N.J. governor
to give Lingle
a boost
GOP strategists believe
By Mike Yuen
similarities the two centrist
Republican women share
will be a plus
Star-BulletinLast year, Republican gubernatorial candidate Linda Lingle was a guest at the Republican Governors Association meeting in Miami when she was introduced to New Jersey Gov. Christine Todd Whitman.
Her first impression, recalls the 5-foot-9 Lingle, was: "She's about my height."
But the height of the 5-foot-10 Whitman and Lingle is not the key parallel that
Republican strategists want the isle electorate to draw when Whitman is in Honolulu tomorrow to campaign for Lingle, the Maui mayor making her first bid for statewide office.
The point they want to burnish in voters' minds is that both women are centrist Republicans capable of winning gubernatorial races with national significance in traditionally Democratic states.
"It is an effort by Linda Lingle to continually present herself as a moderate Republican and not as Attila the Hun," said Ira Rohter, an associate professor of political science at the University of Hawaii who is also co-chairman of the Hawaii Green Party, which is not fielding a gubernatorial candidate this year.
"For Lingle to win, she's got to attract more than Orson Swindle conservatives. She's got to appeal to moderate Democrats. Whitman is an important symbolic representation of what kind of governor Lingle could be."
Just as Whitman became New Jersey's first female governor when she was elected in 1993, Lingle would become Hawaii's first female chief of state if she wins the GOP nomination and November's general election.
Lingle said Whitman, 51, is symbolic of her campaign because in Whitman's first term she successfully delivered on her campaign promise to cut taxes by 30 percent. Lingle, 45, was a leading GOP voice in the bipartisan chorus that successfully opposed the push by Democratic Gov. Ben Cayetano for an increase in the 4 percent general excise tax.
Lingle and Whitman are both pro-choice, but they also are opposed to partial-birth, or late-term, abortions.

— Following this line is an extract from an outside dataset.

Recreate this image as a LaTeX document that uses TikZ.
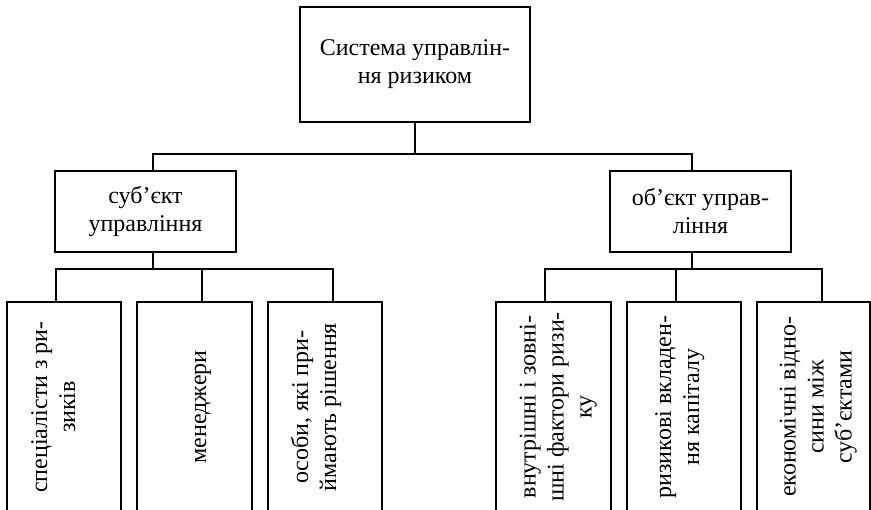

But last year Whitman vetoed a bill which she saw as unconstitutional that would have prohibited partial-birth abortions. Instead, she recommended that the measure "be amended to ban all abortions once a fetus has attained viability, except those performed to protect the life or health of the mother" and with such judgments made by the attending physicians. But New Jersey legislators overrode Whitman's veto.
Having a Republican with the philosophy and stature of Whitman -- considered a possible vice presidential candidate -- helps to offset the "demonizing" by Democrats that Lingle said she's endured.
When Hawaii Democratic Party Chairman Walter Heen was asked his reaction to Whitman's appearance tomorrow, he replied: "If Lingle really wanted to attract the crowd and the money she needs, she would have brought in Strom Thurmond or Jesse Helms." Thurmond of South Carolina and Helms of North Carolina are U.S. senators aligned with the GOP's conservative wing.
Whitman won her first term as New Jersey's governor by narrowly beating incumbent Democrat Jim Florio, 49 percent to 48 percent, and she saw her election as a tax-cut mandate. Florio's tax plan -- a $2.8 billion tax increase -- was similar to President Clinton's 1993 tax increase, and it was "presented as an attempt to soak the rich and as the only way to pay for necessary government services," according to "The Almanac of American Politics."
Clinton advisers ran Florio's campaign and the Democratic National Committee chairman touted the race as a referendum on the leadership provided by both Florio and Clinton, and were shocked by Whitman's win.
Hawaii Republicans see Lingle's candidacy as a way voters can repudiate what the GOP sees as Cayetano's inability to revive the state's anemic economy. A Lingle victory, they believe, would also do much to erode four decades of Democratic political dominance in Hawaii, where a Republican has not been governor since 1962.
"Republican governors have brought leadership and economic prosperity to states throughout the country, along with economic development, and cuts to welfare rolls and crime," said Whitman spokeswoman Julie Plocinik. "Gov. Whitman wants Hawaii to catch the wave of Republican leadership and prosperity."
But there are some parallels that Lingle's advisers won't want drawn with Whitman. The New Jersey governor, while identifying herself as an environmentalist, has been sharply criticized for her environmental policies.
And when Whitman made her first bid for statewide office -- a run in 1990 against then-U.S. Sen. Bill Bradley, a Democrat -- she lost. Bradley got 50 percent of the vote; Whitman, 47 percent.